(Psi)SeveredHead
Adventurer
It wouldn't be to everyone's tastes, but you've got me thinking about a D&D edition (or just variant) in which the spellcasting classes' powers/abilities were innately superior to those of the martial classes--but in which the "assumed level" of magic items was explicitly higher for the martial classes, and in which there were far more magic items that could benefit a non-caster than a caster.
That was called 3.x. Really. Wizards were more powerful, but a fighter's items were more useful. Overall... wizards were still more powerful.
That might work for some people, but I'm not a fan of items. My current campaign is set in Dark Sun. It's inherent bonus-using. The rogue PC has a throwing dart that copies a 3rd-level magic item (one that does ongoing 5 fire damage once per day, anyone know what that's called?) but it's a non-magic poison dart that does ongoing poison damage instead. Oddly, I was actually praised for having that a daily item rather than a make a Nature check item, perhaps due to the lower bookkeeping.
In D&D terms you might say that a demon or other supernatural creature has damge reduction (or even invulnerability) against normal attakcs, but vulnerability to magical ones.

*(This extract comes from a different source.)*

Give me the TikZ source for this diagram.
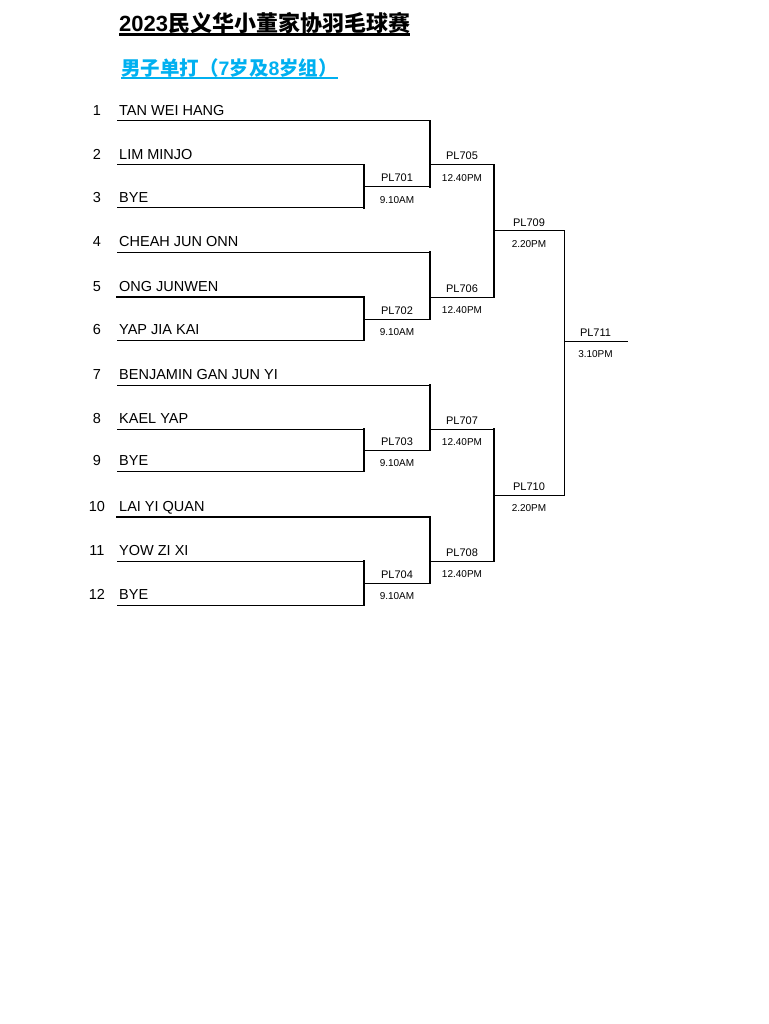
\documentclass[tikz,border=0pt]{standalone}
\usepackage{fontspec}
\setmainfont{Liberation Sans}
\newfontfamily\cjk{Noto Sans CJK SC}
\definecolor{skyblue}{HTML}{00B0F0}
\newcommand{\lat}[1]{{\rmfamily\bfseries #1}}
\begin{document}
\begin{tikzpicture}[x=1pt,y=-1pt,
  nm/.style={font=\fontsize{14.5}{17}\selectfont, inner sep=0, anchor=base west},
  num/.style={font=\fontsize{14.5}{17}\selectfont, inner sep=0, anchor=base},
  pl/.style={font=\fontsize{11}{13}\selectfont, inner sep=0, anchor=base},
  tm/.style={font=\fontsize{10}{12}\selectfont, inner sep=0, anchor=base},
  ln/.style={line width=1pt, line cap=rect},
  vl/.style={line width=1.6pt, line cap=rect},
  tk/.style={line width=2pt, line cap=rect}]
\useasboundingbox (0,0) rectangle (768,1024);

% title
\node[anchor=base west, inner sep=0, font=\cjk\bfseries\fontsize{22}{26}\selectfont] (title) at (119,31.5) {\lat{2023}民义华小董家协羽毛球赛};
\draw[line width=2.4pt] ([yshift=-3pt]title.base west) -- ([yshift=-3pt]title.base east);
\node[anchor=base west, inner sep=0, text=skyblue, font=\cjk\bfseries\fontsize{19.5}{23}\selectfont] (sub) at (121,75.5) {男子单打（\lat{7}岁及\lat{8}岁组）};
\draw[line width=1.5pt, skyblue] ([yshift=-2.5pt]sub.base west) -- ([yshift=-2.5pt]sub.base east);

% players
\foreach \i/\y/\t in {1/121/TAN WEI HANG, 2/165/LIM MINJO, 3/208/BYE,
  4/252/CHEAH JUN ONN, 5/297/ONG JUNWEN, 6/340/YAP JIA KAI,
  7/385/BENJAMIN GAN JUN YI, 8/429/KAEL YAP, 9/471/BYE,
  10/517/LAI YI QUAN, 11/561/YOW ZI XI, 12/605/BYE} {
  \node[num] (k\i) at (97,\y-5.5) {\i};
  \node[nm] (n\i) at (119,\y-5.5) {\t};
  \coordinate (s\i) at (117,\y);
}

% first round groups
\foreach \g/\a/\b/\c/\m/\q/\p/\r in {1/1/2/3/187/165/701/705, 2/4/5/6/319/297/702/706,
  3/7/8/9/450/429/703/707, 4/10/11/12/583/561/704/708} {
  \coordinate (m\g) at (364,\m);
  \coordinate (r\g) at (430,\m);
  \coordinate (q\g) at (430,\q);
  \coordinate (e\g) at (494,\q);
  \draw[ln] (s\b) -- (s\b -| m\g);
  \draw[ln] (s\c) -- (s\c -| m\g);
  \draw[vl] (s\b -| m\g) -- (s\c -| m\g);
  \draw[ln] (m\g) -- (r\g);
  \draw[ln] (s\a) -- (s\a -| r\g);
  \draw[vl] (s\a -| r\g) -- (r\g);
  \draw[ln] (q\g) -- (e\g);
  \node[pl] (P\p) at (397,\m-5) {PL\p};
  \node[tm] (T\p) at (397,\m+16.5) {9.10AM};
  \node[pl] (P\r) at (462,\q-5) {PL\r};
  \node[tm] (T\r) at (462,\q+16.5) {12.40PM};
}
\draw[tk] (s5) -- (s5 -| m2);
\draw[tk] (s10) -- (s10 -| r4);

% semi-finals
\coordinate (u1) at (494,231); \coordinate (w1) at (564,231);
\coordinate (u2) at (494,495); \coordinate (w2) at (564,495);
\coordinate (f0) at (564,341); \coordinate (f1) at (627,341);
\draw[tk] (e1) -- (e2);
\draw[tk] (e3) -- (e4);
\draw[ln] (u1) -- (w1);
\draw[ln] (u2) -- (w2);
\draw[ln] (w1) -- (w2);
\draw[ln] (f0) -- (f1);
\node[pl] (P709) at (529,226) {PL709};
\node[tm] (T709) at (529,247.5) {2.20PM};
\node[pl] (P710) at (529,490) {PL710};
\node[tm] (T710) at (529,511.5) {2.20PM};
\node[pl] (P711) at (595.5,336) {PL711};
\node[tm] (T711) at (595.5,357.5) {3.10PM};
\end{tikzpicture}
\end{document}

Hit it with an ordiary sword and it has little to no effect. Hit is with a magical sword or a spell of rebuke and it suffers - moreso than a mortal human being would.
It was almost the opposite in gameplay. A wizard beats a warrior easily; cast Hold Monster, or Greater Invisibility followed by Lightning Bolt, etc, whereas a demon can probably resist half the wizard's spells. (A warrior might have the right weapon, or can just power through DR; given how weak monster ACs often were, Power Attack was a very powerful feat.)